I find your curiosity brave, but you failed to include a very important perspective of love here. See the Greeks had several names for love, 4 loves if you may. I can say I love my iphone and I can say I love my mom, but see how one is of much more value than the other, yet I use the same word and in a sense cheapen it. Back in ancient Greece there was eros, which is where we get our word for erotic. It’s the love that we may feel for a lover, someone we are attracted to, perhaps more of an infatuation, but you need eros in your marriage to keep it alive, so this word has to mean something stronger than infatuation as infatuation fades. Secondly there is philia, philia is a brotherly love, a love you would have for a friend, your best friend… but again, marriage, for it to last needs this as well. Then you have storge, a love often described for family, but also for tolerating in a way… I guess the closest you can get to loving your iphone, because a material thing perhaps should never be deserving of such a deep affection. And again, tolerance another is a thing you need in marriage, in the one. Finally and most importantly, you have agape. Agape literally means unconditional love. A love so great, it has often been thought that we humans are simply not capable of.

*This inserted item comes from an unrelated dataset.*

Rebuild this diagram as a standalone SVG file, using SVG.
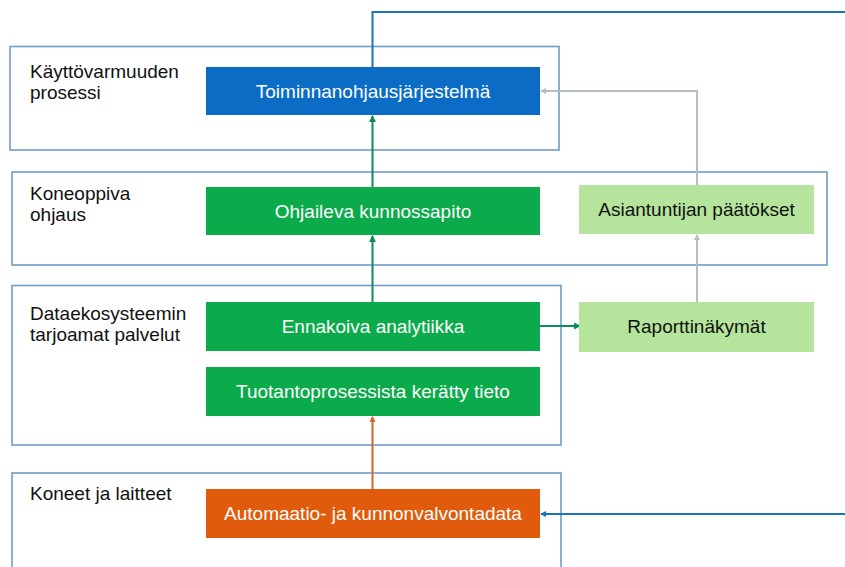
<svg xmlns="http://www.w3.org/2000/svg" width="845" height="567" viewBox="0 0 845 567">
<style>
.layer{fill:#ffffff;stroke:#6f9ccb;stroke-width:1.6}
.lt{font-family:"Liberation Sans",Arial,sans-serif;font-size:19px;fill:#111111}
.nt{font-family:"Liberation Sans",Arial,sans-serif;font-size:19px;text-anchor:middle}
.w{fill:#ffffff}
.k{fill:#111111}
.c{fill:none;stroke-width:2}
</style>
<defs>
<marker id="aBlue" markerWidth="6" markerHeight="6" refX="5" refY="3" orient="auto" markerUnits="userSpaceOnUse"><path d="M0,0 L6,3 L0,6 z" fill="#1b74b8"/></marker>
<marker id="aGreen" markerWidth="7" markerHeight="7" refX="6" refY="3.5" orient="auto" markerUnits="userSpaceOnUse"><path d="M0,0 L7,3.5 L0,7 z" fill="#0f8a5c"/></marker>
<marker id="aGray" markerWidth="6" markerHeight="6" refX="5" refY="3" orient="auto" markerUnits="userSpaceOnUse"><path d="M0,0 L6,3 L0,6 z" fill="#b5bfbb"/></marker>
<marker id="aOrange" markerWidth="6" markerHeight="6" refX="5" refY="3" orient="auto" markerUnits="userSpaceOnUse"><path d="M0,0 L6,3 L0,6 z" fill="#d0662a"/></marker>
</defs>
<rect width="845" height="567" fill="#ffffff"/>

<g id="layer-kayttovarmuus">
<rect class="layer" x="10" y="46.5" width="549" height="103.5"/>
<text class="lt" x="30" y="78">Käyttövarmuuden</text>
<text class="lt" x="30" y="99">prosessi</text>
</g>
<g id="layer-koneoppiva">
<rect class="layer" x="12" y="172" width="815" height="93"/>
<text class="lt" x="30" y="200">Koneoppiva</text>
<text class="lt" x="30" y="221">ohjaus</text>
</g>
<g id="layer-dataekosysteemi">
<rect class="layer" x="12" y="285.5" width="549" height="159.5"/>
<text class="lt" x="30" y="320">Dataekosysteemin</text>
<text class="lt" x="30" y="341">tarjoamat palvelut</text>
</g>
<g id="layer-koneet">
<rect class="layer" x="12" y="473" width="549" height="110"/>
<text class="lt" x="30" y="500">Koneet ja laitteet</text>
</g>

<g id="connectors">
<path class="c" d="M845,12 L372.5,12 L372.5,67" stroke="#1b74b8"/>
<path class="c" d="M845,514 L541,514" stroke="#1b74b8" marker-end="url(#aBlue)"/>
<path class="c" d="M372.5,187 L372.5,116" stroke="#0f8a5c" marker-end="url(#aGreen)"/>
<path class="c" d="M372.5,302 L372.5,236" stroke="#0f8a5c" marker-end="url(#aGreen)"/>
<path class="c" d="M540,326 L580,326" stroke="#0f8a5c" marker-end="url(#aGreen)"/>
<path class="c" d="M372.5,489 L372.5,417" stroke="#d0662a" marker-end="url(#aOrange)"/>
<path class="c" d="M697,302 L697,235" stroke="#b5bfbb" stroke-width="1.5" marker-end="url(#aGray)"/>
<path class="c" d="M697,185 L697,91 L541,91" stroke="#b5bfbb" stroke-width="1.5" marker-end="url(#aGray)"/>
</g>

<g id="node-toiminnanohjaus">
<rect x="206" y="67" width="334" height="48" fill="#0b6cc6"/>
<text class="nt w" x="373" y="97.5">Toiminnanohjausjärjestelmä</text>
</g>
<g id="node-ohjaileva">
<rect x="206" y="187" width="334" height="48" fill="#0bab4b"/>
<text class="nt w" x="373" y="217.5">Ohjaileva kunnossapito</text>
</g>
<g id="node-asiantuntijan">
<rect x="579" y="185" width="235" height="49" fill="#b5e59c"/>
<text class="nt k" x="696.5" y="215.5">Asiantuntijan päätökset</text>
</g>
<g id="node-ennakoiva">
<rect x="206" y="302" width="334" height="49" fill="#0bab4b"/>
<text class="nt w" x="373" y="332.5">Ennakoiva analytiikka</text>
</g>
<g id="node-raportti">
<rect x="579" y="302" width="235" height="50" fill="#b5e59c"/>
<text class="nt k" x="696.5" y="332.5">Raporttinäkymät</text>
</g>
<g id="node-tuotanto">
<rect x="206" y="367" width="334" height="49" fill="#0bab4b"/>
<text class="nt w" x="373" y="397.5">Tuotantoprosessista kerätty tieto</text>
</g>
<g id="node-automaatio">
<rect x="206" y="489" width="334" height="49" fill="#e05c0c"/>
<text class="nt w" x="373" y="519.5">Automaatio- ja kunnonvalvontadata</text>
</g>
</svg>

We want to believe we are, but it often means laying your life down for the object of your love. A quality that most marriages/relationships would hope to have, but very few seldom do. Some say love is a choice not an emotion, because emotions are as unpredictable an inconsistent as the sea. So love is getting up every day and looking at that person and saying to them, I chose you, today. That is love, a continual commitment that lasts a lifetime. I hope this helps you in determining your “the one”. As for Agape, I only know of one being capable of it, and in the hopes of not being corny, that being is God himself Blessings!
+1
Just stumbled upon this post and couldn’t be happier
I had a crummy day at work and all I wanted was to be with my Dear [my LOVE]- he ended up coming home early and hasn’t left my side… I’m in love <3
Loved this post. Thanks for the share!